It wasn't long before we made it to a hot spring we attend to go to in the past but was always full or folks were camping and the word "crowded" described the number of bodies in the pool. But not this time. Loftus Hot Springs was our first stop on the trail o' the springs. We were extremely excited to have this pool all to ourselves with only the company of the pups. This is a great full body soaker pool and its only drawback is it is damn hot. Reported to be 108°F, it was every bit of that. A local fella, who was courteous enough to make sure we weren't naked, visited with us and told use decades ago when the spring was first discovered it was actually a cave in the hillside. The remnants of the overhanging walls certainly suggest something once enclosed. If you're fortunate enough to get there first and perhaps camp over night with a small group, this pool is perfect for a small gathering.
Pete's Creek. a couple of fly fisher were enjoying a days fishing and were pulled in next to the river. Even though this is one of our favorites, we didn't stop. Chances are they didn't know it was there and I sure wasn't going to give that away. Perhaps that's just wishful thinking. None the less we'll save it for another day.
We called it the love seat. Sitting under the rain of hot water with perfectly sized droplets, give you a heavenly massage......I could have stayed there all weekend letting the spring wash over me. Awesome is a poor descriptor of this hot spring.
Dutch Frank Hot Springs or Roaring Fork Hot Springs, whichever you prefer, were a small cluster of pools on the opposite bank from the road. You could get to them form the bridge crossing the Middle Fork or you could cross the river. I'd recommend using the bridge. These springs were nice and hot but a little shallow. We didn't stay too long as biting flies drove us out. Camp cologne with 40% DEET just wasn't enough.
Dutch Creek to Jennifer, labeled as Granite Creek in literature, this was a beautiful hot spring. At approximately 130° F at its sources, this was one of the hotter ones we visited. Big and board with a large section of the Middle Fork of the Boise racing along its flanks. Several deep pools made up this system of springs consisting of the perfect sandy bottoms, large sitting rocks. You can easily enjoy a full body soak. Excellently positioned roadside access, you would never notice it was there unless you knew it was. We soaked in the deep main pool with others, not many. Not enough to feel crowded, for there was plenty of room and many pools to enjoy. Several hours melted away. What a grand setting. Only dusk and a need to finding good camping drove us away. As appealing as the board turn out near the road was for setting up camp, we decided to head deeper into the canyon for Queens River Campground.
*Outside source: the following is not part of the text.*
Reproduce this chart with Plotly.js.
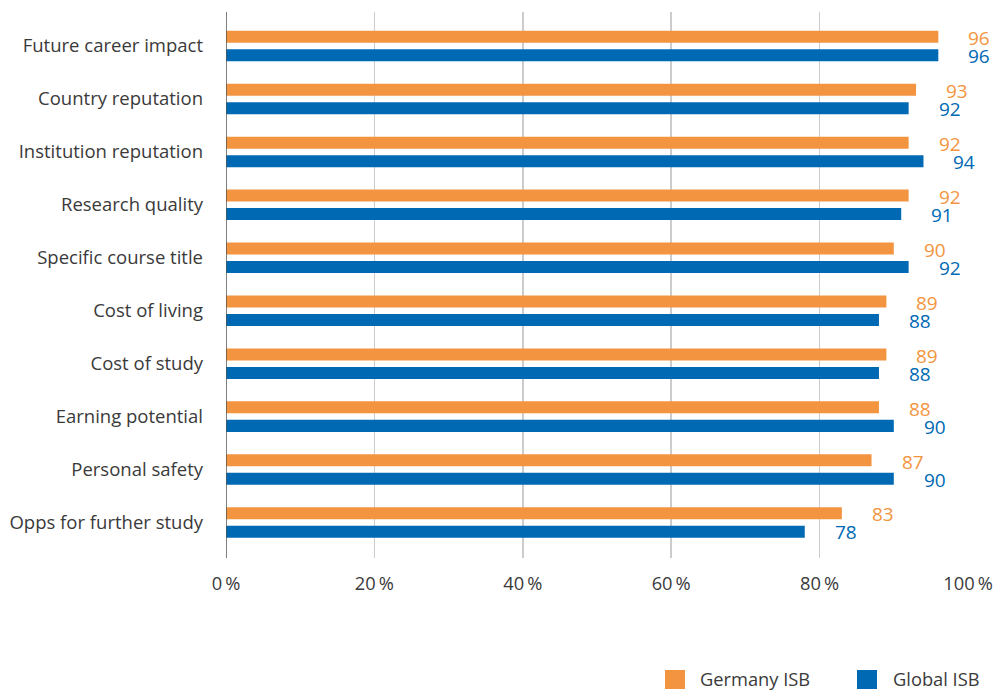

Another spring we located would be an amazing soak, complete with waterfalls, a deep pool with a gravelly bottom and plenty of privacy, is Chattanooga Hot Springs. So much so that as I peered over the ledge towards its perfect location next to a side channel of the Middle Fork, I caught a glimpse of two people already enjoying its inviting waters and solitude sans any clothing. Yep, buck ass naked!! Well we'll just leave this pool for another day.
Lastly, probably the most scenic spring we enjoyed was Greylock Hot Springs on the banks of the Middle Fork. Like all of the stream side springs you'll only get to this one in the early spring or late summer and fall. With Greylock Mountain as the focal point towering high above, this spring was amazingly beautiful. Several well defined pools made up this chain of springs. Its waters warmed to about 100°F, however in the main pool that had to be a little off. It felt much warmer than that. Aside from the hot water pools, there were a couple deep pools of almost lukewarm water that were more inviting on this hot summer day. As we sat in these pools schools of juvenile fish swam around our feet. The water being so crystal clear made for an outstanding viewing window to the world below. I couldn't help but think that this pool would be my kids favorite.
After stopping at the only establishment open on Sunday we purchased a few cold adult beverages, feed and watered the pups and head down the Middle Fork to try out hand at the finned critters that inhabited it's deep emerald pools. It's hopper season. Quite frankly there was no reason to use anything else. Accompanied with a small nymph dropper such as a pheasant tail, zebra midge or small stone fly, we cast to just about every deep pool from the dam to the campground near Queens River. Most of what we caught were smaller rainbows. With a 2 trout limit and nothing under 14", I was sure we would have the opportunity to tangle with some larger specimens. We had our chances. In one memorable deep hole, I had several near hook ups with what I figure to be bull trout. Vicious as they attached the fly, I was either to slow on the take or to quick on the trigger. I had one on only briefly before it broke off on 3x.......3X!!!
With time ticking away, we had our fill with a few more trout from this gracious river in this ruggedly amazing canyon. Our drive home leisurely and peaceful. A couple of deer made their appearance in the roadway as did a small black bear who ran up from the river bottom after drinking and raced us up the road for a while then made his way rapidly up a crease in the canyon wall. Jennifer hadn't witnessed a black bear that close before so that was a great trip ending treat! I'm constantly in awe at the wildlife and scenic beauty of this place. Blessed are we that take the time enjoy it.